Zeynep Atikkan: Mıstık için

Zeynep ATİKKAN
Haberin Devamı

‘Ben’ değil ‘biz’in bir anlam taşıdığı günlerdi.

Bir sabah ‘bizim servisten’ içeri hep ‘biz’den olacak birisi girdi. ‘Günaydın arkadaşlar’ deyip masasına oturdu.

O masada çizdi, getirdi gösterdi, anlattı, didindi, didikledi, güldü ama hiçbir gün şikayet etmedi.

Sonra ‘bizim’le birlikte Güneş Gazetesi serüvenlerine, o gelip geçiciliğe dayanma mücadelesi verdi. Bilmem kaç patron, bilmem kaç genel yayın yönetmeni. Gelenler gidenler. Birbirini yiyenler. Arkadan vuranlar. Üçüncü dünyanın aktörlerinin birinci dünyanın tüketim kalıplarıyla kafa bulma seansları. 80'ler arsızlığının mikro laboratuvarı. Batan, çıkan bir gazete. Bir keşmekeş.

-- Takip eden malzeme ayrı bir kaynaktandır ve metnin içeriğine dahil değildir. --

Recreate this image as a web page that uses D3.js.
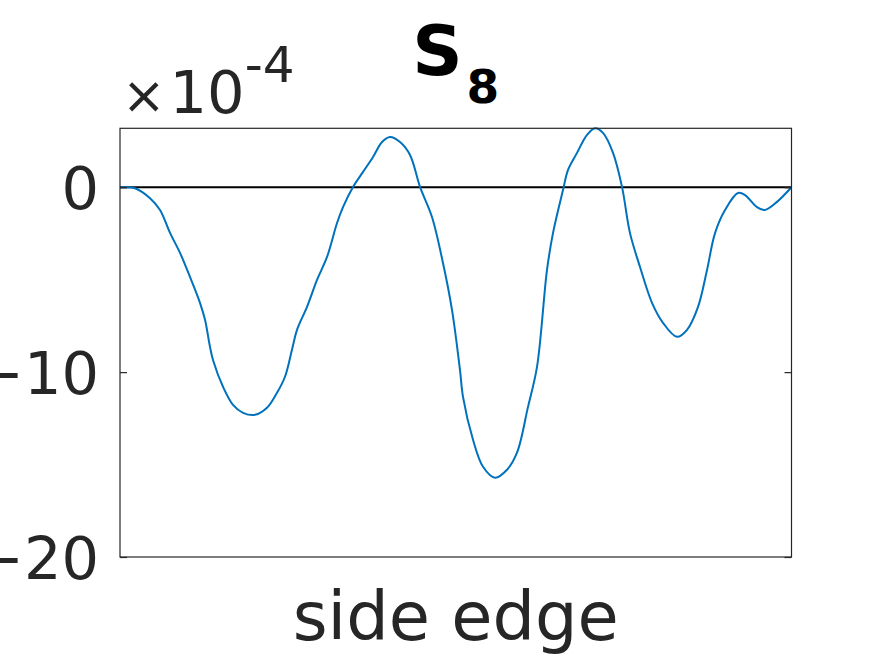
<!DOCTYPE html>
<html><head><meta charset="utf-8">
<script src="https://cdn.jsdelivr.net/npm/d3@7"></script>
<style>body{margin:0;background:#fff}svg{display:block}text{font-family:"DejaVu Sans",sans-serif}</style>
</head><body>
<svg id="c" width="875" height="656"></svg>
<script>
// position along side edge (0-100) and S8 value (x1e-4)
const xs = [0,0.74,2.23,4.47,5.96,7.45,8.94,10.42,11.91,12.66,13.40,13.85,15.34,16.83,18.32,20.10,21.89,23.38,24.57,25.61,26.36,27.85,29.34,30.83,32.32,33.21,34.70,36.19,37.68,39.02,40.21,41.70,43.19,44.68,46.46,48.10,49.44,50.63,51.08,52.57,54.06,55.85,57.63,59.12,60.76,62.10,63.59,64.48,65.97,66.72,68.06,69.55,70.74,71.93,73.42,74.76,75.95,77.44,79.23,80.86,82.95,84.44,86.08,87.42,88.61,90.10,92.03,93.08,94.86,96.05,97.84,100];
const ys = [0,0,-0.05,-0.59,-1.23,-2.47,-3.55,-4.85,-6.25,-7.17,-8.63,-9.34,-10.79,-11.77,-12.20,-12.31,-11.93,-11.12,-10.25,-8.79,-7.71,-6.47,-5.01,-3.77,-1.93,-1.07,0.02,0.83,1.64,2.45,2.72,2.45,1.75,0.02,-1.61,-4.10,-6.63,-9.88,-11.34,-13.66,-15.12,-15.71,-15.28,-14.36,-11.88,-9.72,-4.47,-2.48,-0.15,0.94,1.86,2.83,3.19,2.94,1.86,0.02,-2.48,-4.31,-6.25,-7.33,-8.09,-7.71,-6.47,-4.47,-2.48,-1.23,-0.31,-0.42,-1.07,-1.23,-0.79,0];
const yTicks = [-20,-10,0];
const yDomain = [-20, 3.19];

const svg = d3.select("#c");
const L=120, R=791.5, T=128.3, B=557;
const x = d3.scaleLinear().domain([0,100]).range([L,R]);
const y = d3.scaleLinear().domain(yDomain).range([B,T]);
const axisColor = "#262626";

// zero line
svg.append("line").attr("x1",x(0)).attr("x2",x(100)).attr("y1",y(0)).attr("y2",y(0))
  .attr("stroke","#000").attr("stroke-width",2);

// curve
const data = xs.map((v,i)=>[v,ys[i]]);
svg.append("path").datum(data)
  .attr("d", d3.line().x(d=>x(d[0])).y(d=>y(d[1])).curve(d3.curveCatmullRom.alpha(0.5)))
  .attr("fill","none").attr("stroke","#0072BD").attr("stroke-width",2);

// box
svg.append("rect").attr("x",L).attr("y",T).attr("width",R-L).attr("height",B-T)
  .attr("fill","none").attr("stroke",axisColor).attr("stroke-width",1.2);

// left axis
const la = svg.append("g").attr("transform",`translate(${L},0)`)
  .call(d3.axisLeft(y).tickValues(yTicks).tickSize(-7).tickPadding(21).tickFormat(d3.format("d")));
la.select(".domain").remove();
la.selectAll("line").attr("stroke",axisColor).attr("stroke-width",1.2);
la.selectAll("text").attr("fill",axisColor).style("font-size","59px").style("font-family","DejaVu Sans").attr("dy","0.36em");
// right ticks
const ra = svg.append("g").attr("transform",`translate(${R},0)`)
  .call(d3.axisRight(y).tickValues(yTicks).tickSize(-7).tickFormat(""));
ra.select(".domain").remove();
ra.selectAll("line").attr("stroke",axisColor).attr("stroke-width",1.2);

// exponent label
const ex = svg.append("text").attr("x",122).attr("y",113).attr("fill",axisColor).style("font-size","59px");
ex.append("tspan").style("font-size","52px").text("\u00d7");
ex.append("tspan").attr("dx",4).text("10");
ex.append("tspan").attr("dy",-31).style("font-size","50px").text("-4");

// x label
svg.append("text").attr("x",(L+R)/2).attr("y",640).attr("text-anchor","middle")
  .attr("fill",axisColor).style("font-size","67px").text("side edge");

// title
const t = svg.append("text").attr("x",(L+R)/2).attr("y",75).attr("text-anchor","middle")
  .attr("fill","#000").style("font-weight","bold").style("font-size","70px");
t.append("tspan").text("S");
t.append("tspan").attr("dx",4).attr("dy",28).style("font-size","47px").text("8");
</script>
</body></html>
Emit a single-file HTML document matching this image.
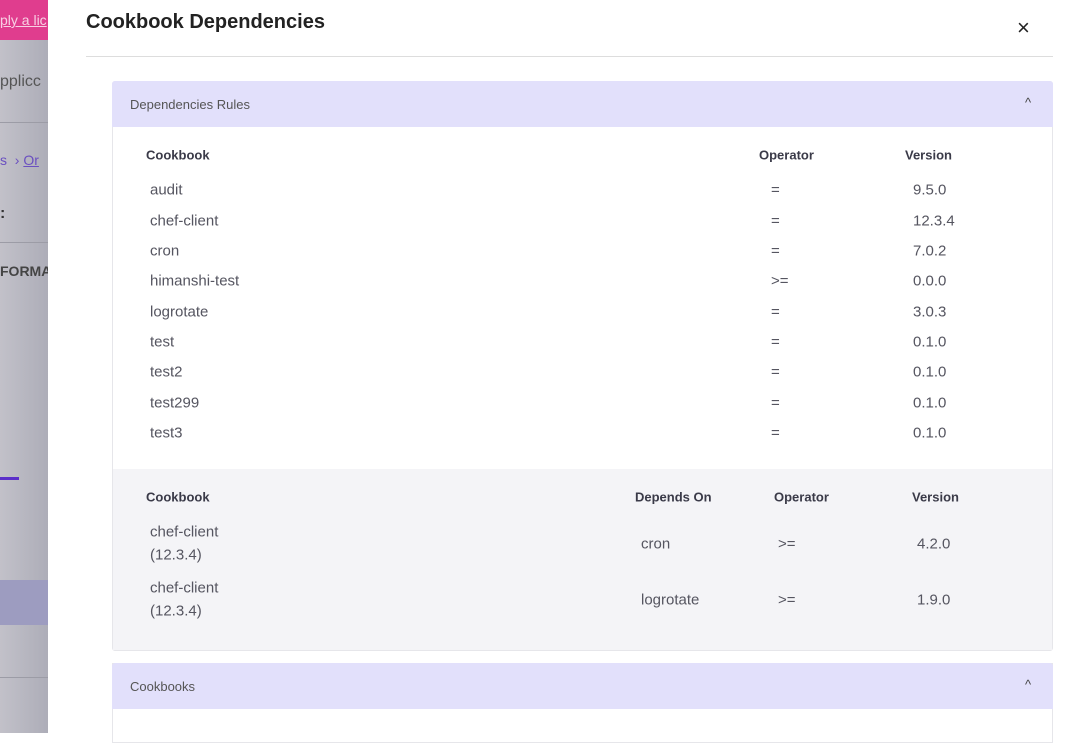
<!DOCTYPE html>
<html><head><style>
*{margin:0;padding:0;box-sizing:border-box}
body{width:1085px;height:733px;overflow:hidden;position:relative;background:#fff;font-family:"Liberation Sans",sans-serif;color:#4a4a55}
.a{position:absolute;white-space:nowrap}
.h{font-size:13px;font-weight:bold;color:#3a3a48;transform:translateY(-50%)}
.t{font-size:15px;color:#555560;transform:translateY(-50%)}
</style></head><body>
<!-- left dimmed background -->
<div class="a" style="left:0;top:0;width:48px;height:733px;background:linear-gradient(90deg,#c2c1c9,#adadb8)"></div>
<div class="a" style="left:0;top:0;width:48px;height:40px;background:#e03d8e"></div>
<div class="a" style="left:0;top:12px;font-size:14px;color:#f8d0e4;text-decoration:underline">ply a lic</div>
<div class="a" style="left:0;top:73px;font-size:16px;color:#555">pplicc</div>
<div class="a" style="left:0;top:122px;width:48px;height:1px;background:#9c9ca6"></div>
<div class="a" style="left:0;top:152px;font-size:14px;color:#6a4fc0">s &nbsp;› <u>Or</u></div>
<div class="a" style="left:0;top:205px;font-size:16px;color:#333;font-weight:bold">:</div>
<div class="a" style="left:0;top:242px;width:48px;height:1px;background:#9c9ca6"></div>
<div class="a" style="left:0;top:263px;font-size:14px;font-weight:bold;color:#444">FORMA</div>
<div class="a" style="left:0;top:477px;width:19px;height:3px;background:#5b2fc9"></div>
<div class="a" style="left:0;top:580px;width:48px;height:45px;background:#9d9cc0"></div>
<div class="a" style="left:0;top:677px;width:48px;height:1px;background:#9c9ca6"></div>
<!-- modal -->
<div class="a" style="left:48px;top:0;width:1037px;height:733px;background:#fff"></div>
<div class="a" style="left:86px;top:11px;font-size:20px;font-weight:bold;color:#222">Cookbook Dependencies</div>
<div class="a" style="left:1017px;top:15px;font-size:22px;color:#222">×</div>
<div class="a" style="left:86px;top:56px;width:967px;height:1px;background:#ddd"></div>
<!-- panel 1 -->
<div class="a" style="left:112px;top:81px;width:941px;height:570px;border:1px solid #e6e6ea;border-radius:3px;background:#fff"></div>
<div class="a" style="left:112px;top:81px;width:941px;height:46px;background:#e2e0fb;border-radius:3px 3px 0 0"></div>
<div class="a" style="left:130px;top:97px;font-size:13px;color:#555">Dependencies Rules</div>
<div class="a" style="left:1025px;top:95px;font-size:13px;color:#444">^</div>
<div class="a h" style="left:146px;top:155px">Cookbook</div>
<div class="a h" style="left:759px;top:155px">Operator</div>
<div class="a h" style="left:905px;top:155px">Version</div>
<div class="a t" style="left:150px;top:190px">audit</div><div class="a t" style="left:771px;top:190px">=</div><div class="a t" style="left:913px;top:190px">9.5.0</div>
<div class="a t" style="left:150px;top:221px">chef-client</div><div class="a t" style="left:771px;top:221px">=</div><div class="a t" style="left:913px;top:221px">12.3.4</div>
<div class="a t" style="left:150px;top:251px">cron</div><div class="a t" style="left:771px;top:251px">=</div><div class="a t" style="left:913px;top:251px">7.0.2</div>
<div class="a t" style="left:150px;top:281px">himanshi-test</div><div class="a t" style="left:771px;top:281px">&gt;=</div><div class="a t" style="left:913px;top:281px">0.0.0</div>
<div class="a t" style="left:150px;top:312px">logrotate</div><div class="a t" style="left:771px;top:312px">=</div><div class="a t" style="left:913px;top:312px">3.0.3</div>
<div class="a t" style="left:150px;top:342px">test</div><div class="a t" style="left:771px;top:342px">=</div><div class="a t" style="left:913px;top:342px">0.1.0</div>
<div class="a t" style="left:150px;top:372px">test2</div><div class="a t" style="left:771px;top:372px">=</div><div class="a t" style="left:913px;top:372px">0.1.0</div>
<div class="a t" style="left:150px;top:403px">test299</div><div class="a t" style="left:771px;top:403px">=</div><div class="a t" style="left:913px;top:403px">0.1.0</div>
<div class="a t" style="left:150px;top:433px">test3</div><div class="a t" style="left:771px;top:433px">=</div><div class="a t" style="left:913px;top:433px">0.1.0</div>
<div class="a" style="left:113px;top:469px;width:939px;height:181px;background:#f4f4f7"></div>
<div class="a h" style="left:146px;top:497px">Cookbook</div>
<div class="a h" style="left:635px;top:497px">Depends On</div>
<div class="a h" style="left:774px;top:497px">Operator</div>
<div class="a h" style="left:912px;top:497px">Version</div>
<div class="a t" style="left:150px;top:532px">chef-client</div><div class="a t" style="left:150px;top:555px">(12.3.4)</div>
<div class="a t" style="left:641px;top:544px">cron</div><div class="a t" style="left:778px;top:544px">&gt;=</div><div class="a t" style="left:917px;top:544px">4.2.0</div>
<div class="a t" style="left:150px;top:588px">chef-client</div><div class="a t" style="left:150px;top:611px">(12.3.4)</div>
<div class="a t" style="left:641px;top:600px">logrotate</div><div class="a t" style="left:778px;top:600px">&gt;=</div><div class="a t" style="left:917px;top:600px">1.9.0</div>
<!-- panel 2 -->
<div class="a" style="left:112px;top:663px;width:941px;height:80px;border:1px solid #e6e6ea;background:#fff"></div>
<div class="a" style="left:112px;top:663px;width:941px;height:46px;background:#e2e0fb;border-radius:3px 3px 0 0"></div>
<div class="a" style="left:130px;top:679px;font-size:13px;color:#555">Cookbooks</div>
<div class="a" style="left:1025px;top:677px;font-size:13px;color:#444">^</div>
</body></html>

Güneş Gazetesi'nin ne kurumsal tarihi yazıldı, ne de bünyesinin sosyolojisi irdelendi bugüne kadar.

Ben yazacak olsam belki de Mıstık'tan başlardım. ‘Bizim’ ekonomi sayfasının karikatürlerini çizen sevgili Mustafa Eremektar'dan. Hayatı gösterişe endekslemişlerin o garip evreninde Mıstık yaşamın özünü kavramış en renkli ‘emektardı’ bence.

O çelişkiyle ilginçti, komikti ve de unutulmazdı.

Mıstık'ın ‘bizimle’ çalışmaktan zevk aldığını biliyorum. Gazeteciliğin paydosu yoktur, ama sayfa hazırlanıp gittikten sonraki o rahatlama anında hislerini paylaşırdı bizimle. ‘Çocuklar ben de ekonomiyi öğreniyorum’. Sonra ‘öğreniyorum’ dediklerini kağıda dökerdi hemen.

Aslında o yıllarda hepimiz ekonomiyi değil bir avuç arsızın bugünlere kadar uzanan bir talan düzenini nasıl hazırladıklarına tanık oluyorduk.

Biz de öğreniyorduk Mıstık'la birlikte.

O dalga geçiyor, biz ise kızıyor köpürüyorduk.

Meslek hayatı boyunca karikatürleriyle çocukların dünyasını ışınlayan Mıstık artık enflasyonu, hayali ihracatı, talancıları, gelir dağılımı bozukluğunu, çağ atlama safsatasını çiziyordu. Çizgilerine çok sevdiği çocukların enerjisini taşımayı hiç ihmal etmeden.

Günün birinde, kızımı dünyaya getirdiğimde elime dünya güzeli bir bebek karikatürü sıkıştıverdi Mıstık. Işıl ışıl bakan, dudağının kenarıyla gülümseyen. ‘Bebeği görmedim, ama hepsinin gülüşü böyle muziptir’ dedi.

Çok sevdiği oğlu Uygar'ın ıngalarının, kikirdemelerinin Mıstık'ın duygu dünyasını nasıl renklendirdiğini biliyorduk. Onu büyütmek için verdiği emekleri de.

Zaten o avuç kadar mekánda ‘bizim’ ekonomi servisinde, birbirimizi çok iyi tanıyor biliyorduk. Bilmek istiyorduk. Bu konuda da hiç cimri değildik.

Geçtiğimiz perşembe günü ılık ve ışıklı bir bahar havasında Türkiye Gazeteciler Cemiyeti'nin önüne bir masa kondu. İçerde TGC'nin genel kurulu yapılıyordu. Arkadaşlar ‘Mıstık geliyor’ dediler.

Bayrağa sarılı tabutu masanın üzerine yerleştirildi.

Hep ‘bizim’ kalacak olan ‘bizim Mıstık’ı uğurluyorduk. Bu meslekte yitirilen değerlerle beraber.

Kendisiyle çalışmış olmanın onurunu her zaman taşıyacağım.

Sevgili eşine, meslekdaşım oğlu Uygar Eremektar'a ve de bütün sevenlerine başsağlığı dilerim.